The footnote appears at the end of the SJC's discussion regarding the admission of the recorded police interview. It states: "The defendant's argument that the admission of the word 'nigger' as evidence of racial animus violated his due process rights is unavailing, as the word came from his own mouth several times." Id. at 738 n.2.

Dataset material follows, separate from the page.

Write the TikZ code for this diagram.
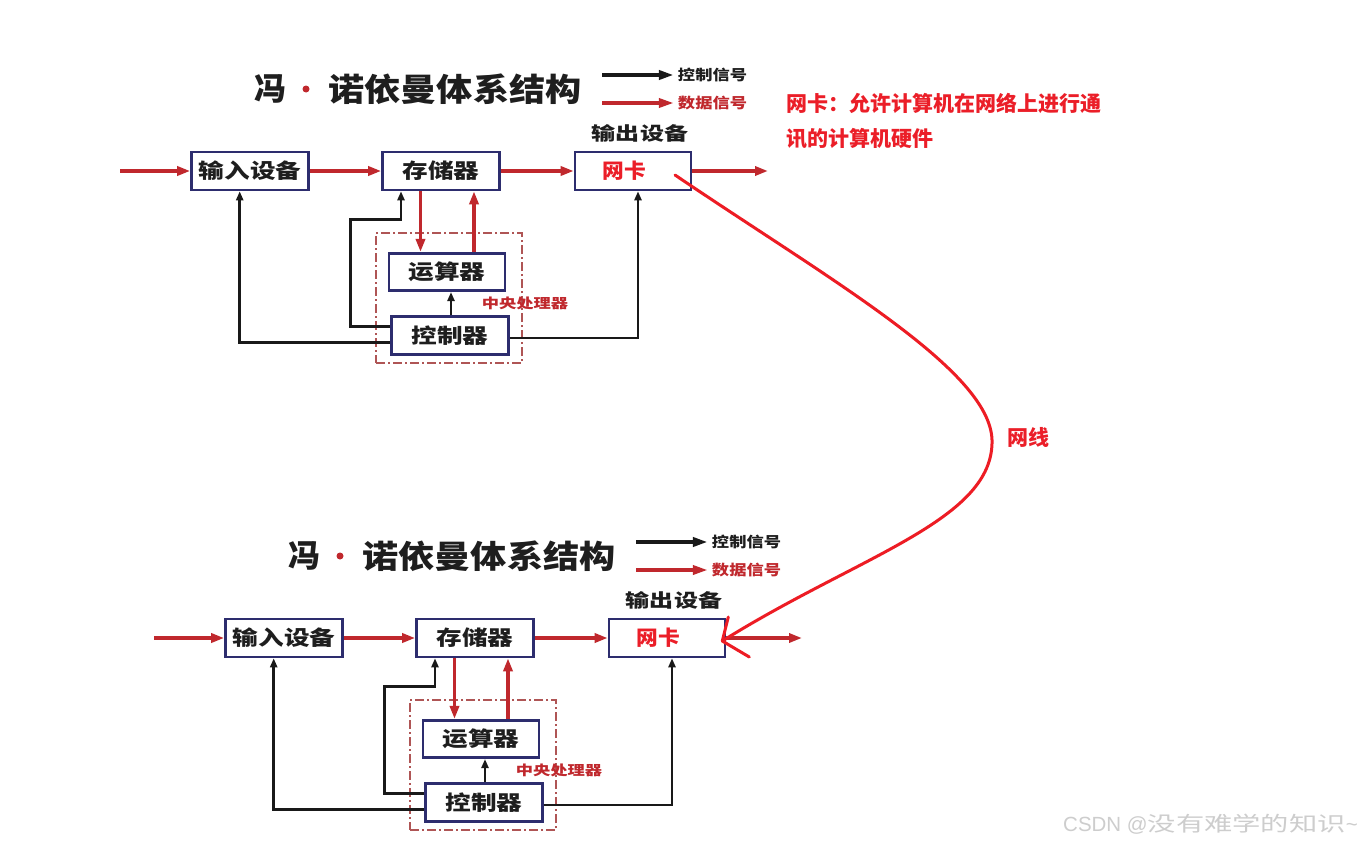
\documentclass[tikz,border=0pt]{standalone}
\usepackage{fontspec}
\setmainfont{Noto Sans CJK SC}
\newfontfamily\wmlatin{Liberation Sans}
\usetikzlibrary{arrows.meta,calc}
\definecolor{boxnavy}{RGB}{45,45,110}
\definecolor{datared}{RGB}{192,40,45}
\definecolor{annred}{RGB}{235,30,40}
\definecolor{curvered}{RGB}{237,28,36}
\definecolor{ctrlblack}{RGB}{25,25,25}
\definecolor{txtdark}{RGB}{30,30,30}
\definecolor{cpuframecol}{RGB}{175,85,85}
\definecolor{wmgray}{RGB}{205,205,205}
\newcommand\fsz[1]{\fontsize{#1pt}{#1pt}\selectfont}
\newcommand\sx[2]{\scalebox{#1}[1]{#2}}
\tikzset{
  unitbox/.style={draw=boxnavy, line width=2.6pt, fill=white, minimum width=117pt, minimum height=38pt, inner sep=0pt, font=\fsz{20.5}\bfseries, text=txtdark},
  data/.style={draw=datared, line width=3.4pt, -{Triangle[length=13pt,width=9pt]}},
  ctrl/.style={draw=ctrlblack, line width=2.5pt, -{Triangle[length=9pt,width=7pt]}},
  cpubox/.style={draw=cpuframecol, line width=1.3pt, dash pattern=on 9pt off 3pt on 2pt off 3pt, minimum width=146pt, minimum height=130pt, inner sep=0pt},
  titletext/.style={font=\fsz{32}\bfseries, text=txtdark, inner sep=0pt},
  reddot/.style={circle, fill=datared, inner sep=0pt, minimum size=7pt},
  legtext/.style={font=\fsz{14.5}\bfseries, inner sep=0pt},
  legctrl/.style={draw=ctrlblack, line width=4pt, -{Triangle[length=15pt,width=9pt]}, shorten >=4pt},
  legdata/.style={draw=datared, line width=3.5pt, -{Triangle[length=15pt,width=9pt]}, shorten >=4pt},
  nictext/.style={font=\fsz{20.5}\bfseries, text=annred, inner sep=0pt},
  outlabel/.style={font=\fsz{18.5}\bfseries, text=txtdark, inner sep=0pt},
  cpulabel/.style={font=\fsz{13.5}\bfseries, text=datared, inner sep=0pt},
  annot/.style={font=\fsz{21}\bfseries, text=annred, inner sep=0pt},
  wirecurve/.style={draw=curvered, line width=3pt, line cap=round, line join=round},
  wmtext/.style={font=\fsz{20.5}, text=wmgray, inner sep=0pt},
}
\newcommand\vnarch[1]{%
  \node[cpubox] (cpu#1) at (449,298) {};
  \node[titletext] (tA#1) at (270,89) {冯};
  \node[reddot] (dot#1) at (306,89) {};
  \node[titletext] (tB#1) at (455,89) {\sx{1.13}{诺依曼体系结构}};
  \node[legtext, text=txtdark] (lc#1) at (712.5,75) {\sx{1.19}{控制信号}};
  \node[legtext, text=datared] (ld#1) at (712.5,103) {\sx{1.19}{数据信号}};
  \coordinate (lcs#1) at (602,75);
  \coordinate (lds#1) at (602,103);
  \draw[legctrl] (lcs#1) -- (lc#1.west);
  \draw[legdata] (lds#1) -- (ld#1.west);
  \node[unitbox] (in#1) at (250,171) {\sx{1.25}{输入设备}};
  \node[unitbox] (mem#1) at (441,171) {\sx{1.25}{存储器}};
  \node[unitbox, minimum width=116pt] (nic#1) at (633,171) {};
  \node[nictext] (nict#1) at (624,171) {\sx{1.06}{网卡}};
  \node[unitbox, minimum width=116pt, minimum height=37.5pt] (alu#1) at (447,272) {\sx{1.25}{运算器}};
  \node[unitbox, minimum width=116.5pt, minimum height=37.5pt] (cu#1) at (450,335.5) {\sx{1.25}{控制器}};
  \node[outlabel] (out#1) at (640,133) {\sx{1.3}{输出设备}};
  \node[cpulabel] (cpul#1) at (525,303) {\sx{1.28}{中央处理器}};
  \coordinate (src#1) at (120,171);
  \coordinate (snk#1) at (768,171);
  \draw[data] (src#1) -- (in#1);
  \draw[data] (in#1) -- (mem#1);
  \draw[data] (mem#1) -- (nic#1);
  \draw[data] (nic#1) -- (snk#1);
  \draw[data] ([xshift=-20.5pt]mem#1.south) -- ([xshift=-20.5pt]mem#1.south |- alu#1.north);
  \draw[data] ([xshift=33pt]mem#1.south |- alu#1.north) -- ([xshift=33pt]mem#1.south);
  \draw[ctrl] ([xshift=4pt]alu#1.south |- cu#1.north) -- ([xshift=4pt]alu#1.south);
  \draw[ctrl] ([yshift=8.8pt]cu#1.west) -- ++(-40,0) |- ([xshift=-40pt,yshift=-28pt]mem#1.south) -- ([xshift=-40pt]mem#1.south);
  \draw[ctrl] ([yshift=-7.2pt]cu#1.west) -| ([xshift=-10.3pt]in#1.south);
  \draw[ctrl] ([yshift=-2.5pt]cu#1.east) -| ([xshift=5pt]nic#1.south);
}
\begin{document}
\begin{tikzpicture}[x=1pt,y=-1pt]
  \useasboundingbox[fill=white] (0,0) rectangle (1362,851);
  \vnarch{A}
  \begin{scope}[shift={(34,467)}]
    \vnarch{B}
  \end{scope}
  \node[annot, anchor=west] (note1) at (786.5,103) {网卡：允许计算机在网络上进行通};
  \node[annot, anchor=west] (note2) at (786.5,139) {讯的计算机硬件};
  \node[annot] (wire) at (1028,437) {网线};
  \coordinate (cstart) at ([xshift=42pt,yshift=-4pt]nicA.center);
  \coordinate (tip) at ([xshift=-4pt,yshift=-3pt]nicB.east);
  \draw[wirecurve] (cstart) .. controls (830,280) and (990,370) .. (992,440) .. controls (994,520) and (860,555) .. (tip);
  \draw[wirecurve] (tip) -- ++(6,-24);
  \draw[wirecurve] (tip) -- ++(27,16);
  \node[wmtext, anchor=east] (wm) at (1358,824) {{\wmlatin CSDN @}\sx{1.38}{没有难学的知识}{\wmlatin\textasciitilde}};
\end{tikzpicture}
\end{document}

If read out of context, this footnote might seem to suggest, as Cruzado contends, that the admission into evidence of a defendant's own statements cannot ground a due-process claim in any circumstance, when in fact the admission into evidence of a defendant's own statements violates due process under any number of circumstances, including when they were made involuntary, see United States v. Lawrence, 889 F.2d 1187, 1189 (1st Cir. 1989), or in violation of Miranda v. Arizona, 384 U.S. 436, 86 S.Ct. 1602, 16 L.Ed.2d 694 (1966). But, when the discussion in the footnote is read in the broader context of the SJC's opinion, it is evident that Cruzado's contention is without merit. And that is so even if we were to assume that Cruzado is arguing that, notwithstanding that the recording's admission into evidence comported with Massachusetts state law, its admission into evidence still violated his federal due-process rights and the SJC unreasonably held otherwise.

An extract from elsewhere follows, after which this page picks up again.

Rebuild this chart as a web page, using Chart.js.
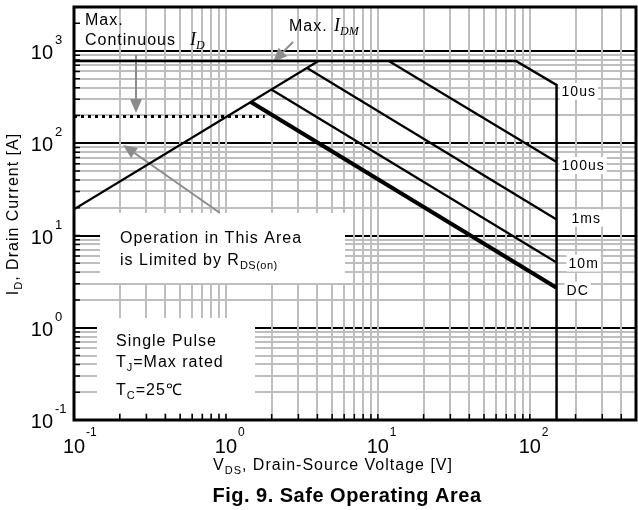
<!DOCTYPE html>
<html>
<head>
<meta charset="utf-8">
<script src="https://cdn.jsdelivr.net/npm/chart.js@4.4.1/dist/chart.umd.min.js"></script>
<style>
  html, body { margin: 0; padding: 0; background: #fff; }
  #soa { display: block; }
</style>
</head>
<body>
<canvas id="soa" width="638" height="510"></canvas>
<script>
// Fig. 9 - safe operating area, log-log

const xDecades = [-1, 0, 1, 2];      // labelled V_DS ticks, 10^n
const yDecades = [-1, 0, 1, 2, 3];   // labelled I_D ticks, 10^n
const xMin = 0.1, xMax = 500;
const yMin = 0.1, yMax = 3000;

// limit lines: V_DS [V] / I_D [A]
const rdsV = [0.1, 4.06];            const rdsI = [19.2, 780];
const us10V = [0.1, 81, 150, 150];   const us10I = [780, 780, 428, 0.1];
const us100V = [11.8, 150];          const us100I = [780, 62.6];
const ms1V = [3.42, 150];            const ms1I = [655, 14.9];
const ms10V = [1.99, 150];           const ms10I = [383, 5.09];
const dcV = [1.458, 150];            const dcI = [280, 2.72];
const contV = [0.1, 1.8];            const contI = [195, 195];

const curveNames = ['10us', '100us', '1ms', '10m', 'DC'];
const curveEndI = [428, 62.6, 14.9, 5.09, 2.72];

const SANS = '"Liberation Sans", Arial, sans-serif';
const SERIF = '"Liberation Serif", "Times New Roman", serif';
const GRID = '#bebebe';
const ARROW = '#8c8c8c';

function pts(xs, ys) {
  return xs.map((x, i) => ({ x: x, y: ys[i] }));
}

function gridValues(min, max) {
  const out = [];
  for (let e = Math.floor(Math.log10(min)); e <= Math.ceil(Math.log10(max)); e++) {
    for (let m = 1; m <= 9; m++) {
      const v = +(m * Math.pow(10, e)).toPrecision(6);
      if (v >= min && v <= max) out.push(v);
    }
  }
  return out;
}

function isDecade(v) {
  const l = Math.log10(v);
  return Math.abs(l - Math.round(l)) < 1e-6;
}

function fontOf(p) {
  return (p.italic ? 'italic ' : '') + (p.bold ? 'bold ' : '') + p.size + 'px ' + (p.serif ? SERIF : SANS);
}

// draws a run of text parts (for sub/superscripts) on one baseline
function rich(ctx, x, y, parts, align) {
  const widths = parts.map(p => {
    ctx.font = fontOf(p);
    ctx.letterSpacing = p.ls || '0px';
    return ctx.measureText(p.t).width;
  });
  const total = widths.reduce((a, b) => a + b, 0);
  let cx = align === 'center' ? x - total / 2 : align === 'right' ? x - total : x;
  ctx.textAlign = 'left';
  ctx.textBaseline = 'alphabetic';
  parts.forEach((p, i) => {
    ctx.font = fontOf(p);
    ctx.letterSpacing = p.ls || '0px';
    ctx.fillStyle = p.color || '#000';
    ctx.fillText(p.t, cx, y + (p.dy || 0));
    cx += widths[i];
  });
  ctx.letterSpacing = '0px';
}

function txt(t, size, extra) {
  return Object.assign({ t: t, size: size, ls: '1px' }, extra || {});
}

function arrow(ctx, x1, y1, x2, y2) {
  const a = Math.atan2(y2 - y1, x2 - x1);
  const L = 14, W = 6;
  const bx = x2 - L * Math.cos(a), by = y2 - L * Math.sin(a);
  ctx.save();
  ctx.strokeStyle = ARROW;
  ctx.fillStyle = ARROW;
  ctx.lineWidth = 2;
  ctx.beginPath();
  ctx.moveTo(x1, y1);
  ctx.lineTo(bx, by);
  ctx.stroke();
  ctx.beginPath();
  ctx.moveTo(x2, y2);
  ctx.lineTo(bx + W * Math.sin(a), by - W * Math.cos(a));
  ctx.lineTo(bx - W * Math.sin(a), by + W * Math.cos(a));
  ctx.closePath();
  ctx.fill();
  ctx.restore();
}

function whiteBox(ctx, x1, y1, x2, y2) {
  ctx.fillStyle = '#fff';
  ctx.fillRect(x1, y1, x2 - x1, y2 - y1);
}

const notes = {
  id: 'notes',
  beforeDatasetsDraw(chart) {
    const ctx = chart.ctx;
    const xs = chart.scales.x, ys = chart.scales.y;
    ctx.save();

    whiteBox(ctx, 100, 213, 345, 283);
    whiteBox(ctx, 97, 318, 255, 413);

    rich(ctx, 85, 25, [txt('Max.', 16)]);
    rich(ctx, 85, 45, [txt('Continuous', 16)]);
    rich(ctx, 190, 45, [
      { t: 'I', size: 18, italic: true, serif: true },
      { t: 'D', size: 12, italic: true, serif: true, dy: 4 }
    ]);
    rich(ctx, 289, 31, [txt('Max.', 16)]);
    rich(ctx, 334, 31, [
      { t: 'I', size: 18, italic: true, serif: true },
      { t: 'DM', size: 12, italic: true, serif: true, dy: 4 }
    ]);

    rich(ctx, 120, 243, [txt('Operation in This Area', 16)]);
    rich(ctx, 120, 265, [txt('is Limited by R', 16), txt('DS(on)', 11, { dy: 4, ls: '0.5px' })]);

    rich(ctx, 116, 346, [txt('Single Pulse', 16)]);
    rich(ctx, 116, 367, [txt('T', 16), txt('J', 11, { dy: 4 }), txt('=Max rated', 16)]);
    rich(ctx, 116, 395, [txt('T', 16), txt('C', 11, { dy: 4 }), txt('=25\u2103', 16)]);

    arrow(ctx, 136, 55, 136, 113);
    arrow(ctx, 293, 42, 273, 62);
    arrow(ctx, 220, 213, 123, 145);

    // curve labels right of the V_DSS line
    const lx = xs.getPixelForValue(150);
    const offs = [[5, 11], [5, 8], [15, 3], [12, 5], [10, 7]];
    curveNames.forEach((name, i) => {
      const y = ys.getPixelForValue(curveEndI[i]) + offs[i][1];
      const x = lx + offs[i][0];
      ctx.font = '14px ' + SANS;
      ctx.letterSpacing = '1px';
      const w = ctx.measureText(name).width;
      ctx.letterSpacing = '0px';
      whiteBox(ctx, x - 2, y - 13, x + w + 2, y + 4);
      rich(ctx, x, y, [txt(name, 14)]);
    });
    ctx.restore();
  },
  afterDatasetsDraw(chart) {
    const ctx = chart.ctx;
    const a = chart.chartArea;
    const xs = chart.scales.x, ys = chart.scales.y;
    ctx.save();

    // small inside tick marks
    ctx.strokeStyle = '#000';
    ctx.lineWidth = 1.5;
    ctx.beginPath();
    ys.ticks.forEach(t => {
      const y = ys.getPixelForValue(t.value);
      ctx.moveTo(a.left, y);
      ctx.lineTo(a.left + 6, y);
    });
    xs.ticks.forEach(t => {
      const x = xs.getPixelForValue(t.value);
      ctx.moveTo(x, a.bottom);
      ctx.lineTo(x, a.bottom - 6);
    });
    ctx.stroke();

    // frame
    ctx.lineWidth = 3;
    ctx.strokeRect(a.left, a.top, a.right - a.left, a.bottom - a.top);

    // decade labels
    yDecades.forEach(e => {
      const y = ys.getPixelForValue(Math.pow(10, e));
      rich(ctx, 53, y + 8, [{ t: '10', size: 20 }], 'right');
      rich(ctx, 55, y - 7, [{ t: String(e), size: 13 }]);
    });
    xDecades.forEach(e => {
      const x = xs.getPixelForValue(Math.pow(10, e));
      rich(ctx, x, 453, [{ t: '10', size: 20 }], 'center');
      rich(ctx, x + 12, 436, [{ t: String(e), size: 12 }]);
    });

    // axis titles and caption
    rich(ctx, 333, 470, [txt('V', 16), txt('DS', 11, { dy: 4 }), txt(', Drain-Source Voltage [V]', 16)], 'center');
    rich(ctx, 347, 502, [{ t: 'Fig. 9. Safe Operating Area', size: 20, bold: true, ls: '0.5px' }], 'center');

    ctx.translate(18, 214);
    ctx.rotate(-Math.PI / 2);
    rich(ctx, 0, 0, [txt('I', 16), txt('D', 11, { dy: 4 }), txt(', Drain Current [A]', 16)], 'center');
    ctx.restore();
  }
};

function line(data, width, dash) {
  return {
    data: data,
    borderColor: '#000',
    borderWidth: width,
    borderDash: dash || [],
    pointRadius: 0,
    fill: false,
    tension: 0
  };
}

new Chart(document.getElementById('soa'), {
  type: 'line',
  data: {
    datasets: [
      line(pts(rdsV, rdsI), 2.2),
      line(pts(us10V, us10I), 2.5),
      line(pts(us100V, us100I), 2.2),
      line(pts(ms1V, ms1I), 2.2),
      line(pts(ms10V, ms10I), 2.2),
      line(pts(dcV, dcI), 4),
      line(pts(contV, contI), 3, [3, 4])
    ]
  },
  options: {
    responsive: false,
    animation: false,
    devicePixelRatio: 1,
    layout: { padding: { left: 74, top: 7, right: 2, bottom: 90 } },
    scales: {
      y: {
        type: 'logarithmic',
        min: yMin,
        max: yMax,
        afterBuildTicks: s => { s.ticks = gridValues(yMin, yMax).map(v => ({ value: v })); },
        ticks: { display: false },
        border: { display: false },
        grid: {
          drawTicks: false,
          lineWidth: 2,
          color: c => {
            const v = c.tick.value;
            if (v > 1000) return 'rgba(0,0,0,0)';
            return isDecade(v) ? '#000' : GRID;
          }
        }
      },
      x: {
        type: 'logarithmic',
        min: xMin,
        max: xMax,
        afterBuildTicks: s => { s.ticks = gridValues(xMin, xMax).map(v => ({ value: v })); },
        ticks: { display: false },
        border: { display: false },
        grid: { drawTicks: false, lineWidth: 2, color: GRID }
      }
    },
    plugins: {
      legend: { display: false },
      tooltip: { enabled: false }
    }
  },
  plugins: [notes]
});
</script>
</body>
</html>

As previously mentioned, the relevant footnote comes at the end of the SJC's discussion of its reasons for upholding the trial judge's exercise of discretion to allow the recording into evidence. Cruzado, 103 N.E.3d at 738 n.2. In that discussion, the SJC, as we have already concluded, reasonably applied state law to conclude, among other things, that the evidence had special probative value and was not unduly prejudicial to Cruzado, such that the state trial-court judge did not abuse her discretion to admit the recording. Id. at 736-38. That discussion of why the trial judge did not abuse her discretion to admit the recording and did not misapply state evidentiary law would also explain why Cruzado's due-process argument is unavailing. Thus, because the relevant footnote is appended to that discussion, we read the footnote to be saying only that the defendant's due-process argument fails because, in addition to all the reasons stated in the main text of the opinion, the racial slur "came from [Cruzado's] own mouth several times." Id. at 738 n.2; see Commonwealth v. Spencer, 465 Mass. 32, 987 N.E.2d 205, 217 (2013) ("An extrajudicial statement made by a party opponent is an exception to the rule against the introduction of hearsay, and is admissible unless subject to exclusion on other grounds."); see also Ayala v. Alves, 85 F.4th 36, 58 (1st Cir. 2023) ("Our 'highly deferential standard for evaluating state court rulings' requires that we read the SJC's opinion in such a way as to give its choice of language 'the benefit of the doubt.' " (quoting Woodford v. Visciotti, 537 U.S. 19, 24, 123 S.Ct. 357, 154 L.Ed.2d 279 (2002))). Therefore, we conclude that there is no merit to Cruzado's footnote-based argument for concluding that the SJC unreasonably applied clearly established Supreme Court precedent in rejecting his due-process claim.
IV.
For the foregoing reasons, we affirm the District Court's rejection of Cruzado's petition for habeas relief. The parties shall bear their own costs.